Practically everywhere else, though, including my own family, there was no shortage of advice on how to put women in their place and no shortage of shame hurled in one’s direction if they showed “weak emotions” like compassion.

A Panoply of Bigotries Everywhere? — Check

There was always a reason to crap on different genders, different skin colours, different hairstyles, different clothing styles. One acquaintance who listened to the Beach Boys morning, day, and night would give you a sideways glance if you listened to anything else. From his perspective, something was wrong with you if you liked Reggae.

Manly Men Doing Manly Things Everywhere? — Check

If you couldn’t name every part in your car while stripping it down to nuts and bolts while doing your oil change and then reassembling it for fun, there was something wrong with you. You weren’t a man if you couldn’t work on your vehicle at minus twenty below weather.

Hanging Out Car Windows While Wolf-Whistling at Every Woman Walking Down the Street? — Check.

Boys believed the girls went for that sort of behaviour and were butch if they didn’t. Even the girls in that environment were more masculine than any male in the school band, and they could drink one dozen of them under the table without a bathroom break.

Somehow, though, I never thought of women as either inferior or superior or anything beyond being just people. They smelled nicer, and some could appreciate sensitivity, but you had to be careful who you displayed it to because most would think something was wrong with you.

I didn’t realize I was a feminist until well past my thirties. I still don’t think about it unless it comes up in conversation, and I have to remember that I somehow reacted against the toxic masculinity in ways that made me one.

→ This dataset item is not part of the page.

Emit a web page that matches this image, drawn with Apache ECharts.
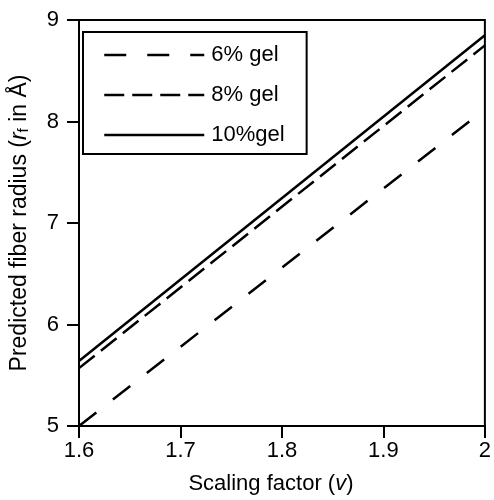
<!DOCTYPE html>
<html>
<head>
<meta charset="utf-8">
<script src="https://cdn.jsdelivr.net/npm/echarts@6/dist/echarts.min.js"></script>
<style>html,body{margin:0;padding:0;background:#fff}#c{width:494px;height:500px}</style>
</head>
<body>
<div id="c"></div>
<script>
const xValues = [1.6, 2.0];
const gel6 = [5.0, 8.12];
const gel8 = [5.57, 8.75];
const gel10 = [5.64, 8.85];
const seriesNames = ['6% gel', '8% gel', '10%gel'];

const FONT = 'Liberation Sans, Arial, Helvetica, sans-serif';
const pairs = (ys) => xValues.map((x, i) => [x, ys[i]]);

const chart = echarts.init(document.getElementById('c'), null, {renderer: 'canvas'});
chart.setOption({
  animation: false,
  backgroundColor: '#fff',
  textStyle: {fontFamily: FONT, color: '#000'},
  grid: {left: 75, right: 3, top: 20, bottom: 67, show: true, borderColor: '#000', borderWidth: 2, backgroundColor: 'transparent'},
  legend: {
    orient: 'vertical', left: 83, top: 32,
    data: seriesNames,
    itemWidth: 100, itemHeight: 22, itemGap: 18,
    padding: [12, 22, 8, 20],
    borderColor: '#000', borderWidth: 2,
    itemStyle: {opacity: 0},
    lineStyle: {width: 2.5},
    textStyle: {fontFamily: FONT, fontSize: 22, color: '#000', padding: [0, 0, 0, 2]},
    inactiveColor: '#000'
  },
  xAxis: {
    type: 'value', min: 1.6, max: 2.0, interval: 0.1,
    name: 'Scaling factor ({i|v})', nameLocation: 'middle', nameGap: 47,
    nameTextStyle: {fontFamily: FONT, fontSize: 22, color: '#000', padding: [0, 22, 0, 0],
      rich: {i: {fontFamily: FONT, fontSize: 22, fontStyle: 'italic', color: '#000'}}},
    axisLine: {lineStyle: {color: '#000', width: 2}},
    axisTick: {inside: false, length: 12, lineStyle: {color: '#000', width: 2}},
    axisLabel: {fontFamily: FONT, fontSize: 22, color: '#000', margin: 14,
      formatter: v => String(Math.round(v * 10) / 10)},
    splitLine: {show: false}
  },
  yAxis: {
    type: 'value', min: 5, max: 9, interval: 1,
    name: 'Predicted fiber radius ({i|r}{sub|f} in Å)', nameLocation: 'middle', nameGap: 48,
    nameTextStyle: {fontFamily: FONT, fontSize: 23, color: '#000',
      rich: {
        i: {fontFamily: FONT, fontSize: 23, fontStyle: 'italic', color: '#000'},
        sub: {fontFamily: FONT, fontSize: 15, color: '#000', verticalAlign: 'bottom', padding: [8, 0, 0, 0]}
      }},
    axisLine: {lineStyle: {color: '#000', width: 2}},
    axisTick: {inside: false, length: 12, lineStyle: {color: '#000', width: 2}},
    axisLabel: {fontFamily: FONT, fontSize: 22, color: '#000', margin: 20},
    splitLine: {show: false}
  },
  series: [
    {name: seriesNames[0], type: 'line', data: pairs(gel6), symbol: 'none', color: '#000',
      lineStyle: {color: '#000', width: 2.5, type: [22, 21]}},
    {name: seriesNames[1], type: 'line', data: pairs(gel8), symbol: 'none', color: '#000',
      lineStyle: {color: '#000', width: 2.5, type: [20, 8]}},
    {name: seriesNames[2], type: 'line', data: pairs(gel10), symbol: 'none', color: '#000',
      lineStyle: {color: '#000', width: 2.5, type: 'solid'}}
  ]
});
</script>
</body>
</html>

I think that’s one of the things that bullies don’t quite get. Every person they bully in life learns to hate everything they embody, and so growing up in an environment rife with toxic masculinity has taught me to hate machismo on such a level that I am now in a position of putting my life at risk with the police because they have bullied me to such a degree that I’m barely hanging onto my life by a thread. I’ve been adamant in conveying to them that I will not shut up and die quietly so as not to disturb their reverie because I am only beginning to rage against their destruction of my light publicly.

Feminism is equality, and even though men take the lion’s share of the blame for abuses, it doesn’t mean all are guilty of being abusive bullies. Women can also be assholes on levels equal to men as well.

Feminism simply asserts that we are all people, while the idiots on social media who never shut up about the evils of feminism are screaming their toxicity to the world. They are like MAGAts wearing warning labels in the form of red caps to identify themselves as toxic. Every male who whines about feminism is admitting to the world that they’re a toxic misogynist.

As prevalent as misogyny may still seem to be, it gives me hope to see popular media represent changes in society that remind me how glacial our social evolution is. It may seem imperceptible from the perspective of an individual life. Still, we are maturing as a species — no matter how much temporary regressions of our values may challenge our ability to maintain hope for a better future.